## Start

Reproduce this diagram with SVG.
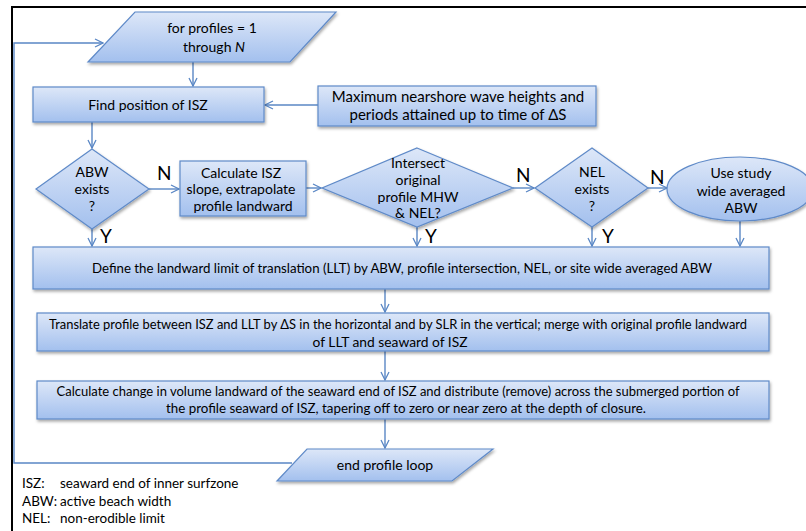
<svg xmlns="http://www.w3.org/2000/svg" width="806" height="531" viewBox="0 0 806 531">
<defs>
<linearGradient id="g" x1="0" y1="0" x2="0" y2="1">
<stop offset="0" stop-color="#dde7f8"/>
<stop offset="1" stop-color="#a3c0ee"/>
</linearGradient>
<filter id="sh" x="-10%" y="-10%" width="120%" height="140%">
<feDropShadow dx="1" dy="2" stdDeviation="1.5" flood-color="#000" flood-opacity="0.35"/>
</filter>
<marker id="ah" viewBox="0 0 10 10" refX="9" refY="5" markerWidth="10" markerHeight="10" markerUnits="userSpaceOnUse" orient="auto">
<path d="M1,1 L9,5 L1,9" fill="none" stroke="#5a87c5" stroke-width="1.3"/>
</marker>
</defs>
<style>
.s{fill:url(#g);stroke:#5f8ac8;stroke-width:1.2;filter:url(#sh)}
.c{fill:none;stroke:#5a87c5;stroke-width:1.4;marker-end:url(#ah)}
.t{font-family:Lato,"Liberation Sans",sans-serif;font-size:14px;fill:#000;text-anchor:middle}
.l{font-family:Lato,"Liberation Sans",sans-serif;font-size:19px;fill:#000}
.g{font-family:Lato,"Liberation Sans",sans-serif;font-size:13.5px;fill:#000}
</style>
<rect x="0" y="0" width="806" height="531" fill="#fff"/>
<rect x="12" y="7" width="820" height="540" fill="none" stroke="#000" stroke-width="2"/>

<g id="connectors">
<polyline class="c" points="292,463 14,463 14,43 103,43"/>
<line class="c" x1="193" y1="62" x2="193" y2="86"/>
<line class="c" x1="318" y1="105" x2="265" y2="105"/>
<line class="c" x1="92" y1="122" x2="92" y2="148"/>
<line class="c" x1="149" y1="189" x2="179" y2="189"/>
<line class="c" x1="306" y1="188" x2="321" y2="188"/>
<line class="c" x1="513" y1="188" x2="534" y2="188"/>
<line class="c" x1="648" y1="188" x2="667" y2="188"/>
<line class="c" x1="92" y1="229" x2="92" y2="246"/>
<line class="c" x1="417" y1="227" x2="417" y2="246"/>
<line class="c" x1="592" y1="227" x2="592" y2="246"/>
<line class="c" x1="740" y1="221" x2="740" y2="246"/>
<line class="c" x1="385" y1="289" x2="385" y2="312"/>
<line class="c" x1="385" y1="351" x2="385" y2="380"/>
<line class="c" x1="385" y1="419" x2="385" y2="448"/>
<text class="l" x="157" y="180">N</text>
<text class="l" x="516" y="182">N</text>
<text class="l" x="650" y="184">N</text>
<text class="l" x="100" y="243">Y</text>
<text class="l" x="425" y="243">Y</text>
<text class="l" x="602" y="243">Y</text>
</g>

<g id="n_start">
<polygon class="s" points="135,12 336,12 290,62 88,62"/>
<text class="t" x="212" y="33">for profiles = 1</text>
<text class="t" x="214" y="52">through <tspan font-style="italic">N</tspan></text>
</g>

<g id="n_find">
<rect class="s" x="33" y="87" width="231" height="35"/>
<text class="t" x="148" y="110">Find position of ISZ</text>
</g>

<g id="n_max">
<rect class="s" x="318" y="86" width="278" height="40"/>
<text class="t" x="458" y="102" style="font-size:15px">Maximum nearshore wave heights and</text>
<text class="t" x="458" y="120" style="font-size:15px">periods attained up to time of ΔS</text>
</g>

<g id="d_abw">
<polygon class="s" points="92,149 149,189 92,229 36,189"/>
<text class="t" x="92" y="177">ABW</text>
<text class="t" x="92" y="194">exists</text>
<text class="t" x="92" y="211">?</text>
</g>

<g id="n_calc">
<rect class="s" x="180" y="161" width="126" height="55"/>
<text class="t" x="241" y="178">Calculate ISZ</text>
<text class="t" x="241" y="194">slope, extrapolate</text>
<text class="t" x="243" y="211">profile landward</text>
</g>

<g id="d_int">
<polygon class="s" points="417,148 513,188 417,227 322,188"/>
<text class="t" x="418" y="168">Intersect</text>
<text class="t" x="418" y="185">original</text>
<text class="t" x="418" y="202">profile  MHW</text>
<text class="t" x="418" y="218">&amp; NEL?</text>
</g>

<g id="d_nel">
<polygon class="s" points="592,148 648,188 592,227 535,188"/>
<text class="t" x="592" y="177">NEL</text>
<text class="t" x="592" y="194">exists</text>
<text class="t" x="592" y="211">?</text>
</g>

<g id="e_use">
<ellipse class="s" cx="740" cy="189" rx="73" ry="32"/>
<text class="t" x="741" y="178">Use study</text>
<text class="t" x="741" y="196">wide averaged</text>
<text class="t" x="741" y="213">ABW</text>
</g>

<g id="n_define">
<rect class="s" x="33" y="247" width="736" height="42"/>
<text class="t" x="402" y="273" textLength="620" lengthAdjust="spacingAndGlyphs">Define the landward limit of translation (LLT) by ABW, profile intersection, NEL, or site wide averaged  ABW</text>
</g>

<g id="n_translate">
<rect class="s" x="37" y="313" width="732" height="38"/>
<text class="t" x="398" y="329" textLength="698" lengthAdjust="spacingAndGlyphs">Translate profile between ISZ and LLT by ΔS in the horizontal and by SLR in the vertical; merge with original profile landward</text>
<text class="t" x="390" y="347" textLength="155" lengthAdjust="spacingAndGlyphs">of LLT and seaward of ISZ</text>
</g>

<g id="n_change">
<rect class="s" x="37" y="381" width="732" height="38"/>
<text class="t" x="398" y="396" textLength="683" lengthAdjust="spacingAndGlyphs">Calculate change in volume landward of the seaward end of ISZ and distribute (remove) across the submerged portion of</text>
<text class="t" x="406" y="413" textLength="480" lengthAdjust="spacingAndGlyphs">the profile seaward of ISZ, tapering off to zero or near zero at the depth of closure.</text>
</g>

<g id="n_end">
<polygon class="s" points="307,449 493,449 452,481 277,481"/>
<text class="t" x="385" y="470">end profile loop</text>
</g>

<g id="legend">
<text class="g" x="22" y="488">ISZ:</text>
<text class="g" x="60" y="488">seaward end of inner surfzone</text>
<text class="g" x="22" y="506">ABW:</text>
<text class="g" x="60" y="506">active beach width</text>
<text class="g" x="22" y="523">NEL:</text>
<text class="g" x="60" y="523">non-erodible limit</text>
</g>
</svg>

## End

### WORK TO BE COMPLETED
Make an exact copy of the data above, pictures excluded.

### OUTPUT
Reproduce this diagram with SVG.
<svg xmlns="http://www.w3.org/2000/svg" width="806" height="531" viewBox="0 0 806 531">
<defs>
<linearGradient id="g" x1="0" y1="0" x2="0" y2="1">
<stop offset="0" stop-color="#dde7f8"/>
<stop offset="1" stop-color="#a3c0ee"/>
</linearGradient>
<filter id="sh" x="-10%" y="-10%" width="120%" height="140%">
<feDropShadow dx="1" dy="2" stdDeviation="1.5" flood-color="#000" flood-opacity="0.35"/>
</filter>
<marker id="ah" viewBox="0 0 10 10" refX="9" refY="5" markerWidth="10" markerHeight="10" markerUnits="userSpaceOnUse" orient="auto">
<path d="M1,1 L9,5 L1,9" fill="none" stroke="#5a87c5" stroke-width="1.3"/>
</marker>
</defs>
<style>
.s{fill:url(#g);stroke:#5f8ac8;stroke-width:1.2;filter:url(#sh)}
.c{fill:none;stroke:#5a87c5;stroke-width:1.4;marker-end:url(#ah)}
.t{font-family:Lato,"Liberation Sans",sans-serif;font-size:14px;fill:#000;text-anchor:middle}
.l{font-family:Lato,"Liberation Sans",sans-serif;font-size:19px;fill:#000}
.g{font-family:Lato,"Liberation Sans",sans-serif;font-size:13.5px;fill:#000}
</style>
<rect x="0" y="0" width="806" height="531" fill="#fff"/>
<rect x="12" y="7" width="820" height="540" fill="none" stroke="#000" stroke-width="2"/>

<g id="connectors">
<polyline class="c" points="292,463 14,463 14,43 103,43"/>
<line class="c" x1="193" y1="62" x2="193" y2="86"/>
<line class="c" x1="318" y1="105" x2="265" y2="105"/>
<line class="c" x1="92" y1="122" x2="92" y2="148"/>
<line class="c" x1="149" y1="189" x2="179" y2="189"/>
<line class="c" x1="306" y1="188" x2="321" y2="188"/>
<line class="c" x1="513" y1="188" x2="534" y2="188"/>
<line class="c" x1="648" y1="188" x2="667" y2="188"/>
<line class="c" x1="92" y1="229" x2="92" y2="246"/>
<line class="c" x1="417" y1="227" x2="417" y2="246"/>
<line class="c" x1="592" y1="227" x2="592" y2="246"/>
<line class="c" x1="740" y1="221" x2="740" y2="246"/>
<line class="c" x1="385" y1="289" x2="385" y2="312"/>
<line class="c" x1="385" y1="351" x2="385" y2="380"/>
<line class="c" x1="385" y1="419" x2="385" y2="448"/>
<text class="l" x="157" y="180">N</text>
<text class="l" x="516" y="182">N</text>
<text class="l" x="650" y="184">N</text>
<text class="l" x="100" y="243">Y</text>
<text class="l" x="425" y="243">Y</text>
<text class="l" x="602" y="243">Y</text>
</g>

<g id="n_start">
<polygon class="s" points="135,12 336,12 290,62 88,62"/>
<text class="t" x="212" y="33">for profiles = 1</text>
<text class="t" x="214" y="52">through <tspan font-style="italic">N</tspan></text>
</g>

<g id="n_find">
<rect class="s" x="33" y="87" width="231" height="35"/>
<text class="t" x="148" y="110">Find position of ISZ</text>
</g>

<g id="n_max">
<rect class="s" x="318" y="86" width="278" height="40"/>
<text class="t" x="458" y="102" style="font-size:15px">Maximum nearshore wave heights and</text>
<text class="t" x="458" y="120" style="font-size:15px">periods attained up to time of ΔS</text>
</g>

<g id="d_abw">
<polygon class="s" points="92,149 149,189 92,229 36,189"/>
<text class="t" x="92" y="177">ABW</text>
<text class="t" x="92" y="194">exists</text>
<text class="t" x="92" y="211">?</text>
</g>

<g id="n_calc">
<rect class="s" x="180" y="161" width="126" height="55"/>
<text class="t" x="241" y="178">Calculate ISZ</text>
<text class="t" x="241" y="194">slope, extrapolate</text>
<text class="t" x="243" y="211">profile landward</text>
</g>

<g id="d_int">
<polygon class="s" points="417,148 513,188 417,227 322,188"/>
<text class="t" x="418" y="168">Intersect</text>
<text class="t" x="418" y="185">original</text>
<text class="t" x="418" y="202">profile  MHW</text>
<text class="t" x="418" y="218">&amp; NEL?</text>
</g>

<g id="d_nel">
<polygon class="s" points="592,148 648,188 592,227 535,188"/>
<text class="t" x="592" y="177">NEL</text>
<text class="t" x="592" y="194">exists</text>
<text class="t" x="592" y="211">?</text>
</g>

<g id="e_use">
<ellipse class="s" cx="740" cy="189" rx="73" ry="32"/>
<text class="t" x="741" y="178">Use study</text>
<text class="t" x="741" y="196">wide averaged</text>
<text class="t" x="741" y="213">ABW</text>
</g>

<g id="n_define">
<rect class="s" x="33" y="247" width="736" height="42"/>
<text class="t" x="402" y="273" textLength="620" lengthAdjust="spacingAndGlyphs">Define the landward limit of translation (LLT) by ABW, profile intersection, NEL, or site wide averaged  ABW</text>
</g>

<g id="n_translate">
<rect class="s" x="37" y="313" width="732" height="38"/>
<text class="t" x="398" y="329" textLength="698" lengthAdjust="spacingAndGlyphs">Translate profile between ISZ and LLT by ΔS in the horizontal and by SLR in the vertical; merge with original profile landward</text>
<text class="t" x="390" y="347" textLength="155" lengthAdjust="spacingAndGlyphs">of LLT and seaward of ISZ</text>
</g>

<g id="n_change">
<rect class="s" x="37" y="381" width="732" height="38"/>
<text class="t" x="398" y="396" textLength="683" lengthAdjust="spacingAndGlyphs">Calculate change in volume landward of the seaward end of ISZ and distribute (remove) across the submerged portion of</text>
<text class="t" x="406" y="413" textLength="480" lengthAdjust="spacingAndGlyphs">the profile seaward of ISZ, tapering off to zero or near zero at the depth of closure.</text>
</g>

<g id="n_end">
<polygon class="s" points="307,449 493,449 452,481 277,481"/>
<text class="t" x="385" y="470">end profile loop</text>
</g>

<g id="legend">
<text class="g" x="22" y="488">ISZ:</text>
<text class="g" x="60" y="488">seaward end of inner surfzone</text>
<text class="g" x="22" y="506">ABW:</text>
<text class="g" x="60" y="506">active beach width</text>
<text class="g" x="22" y="523">NEL:</text>
<text class="g" x="60" y="523">non-erodible limit</text>
</g>
</svg>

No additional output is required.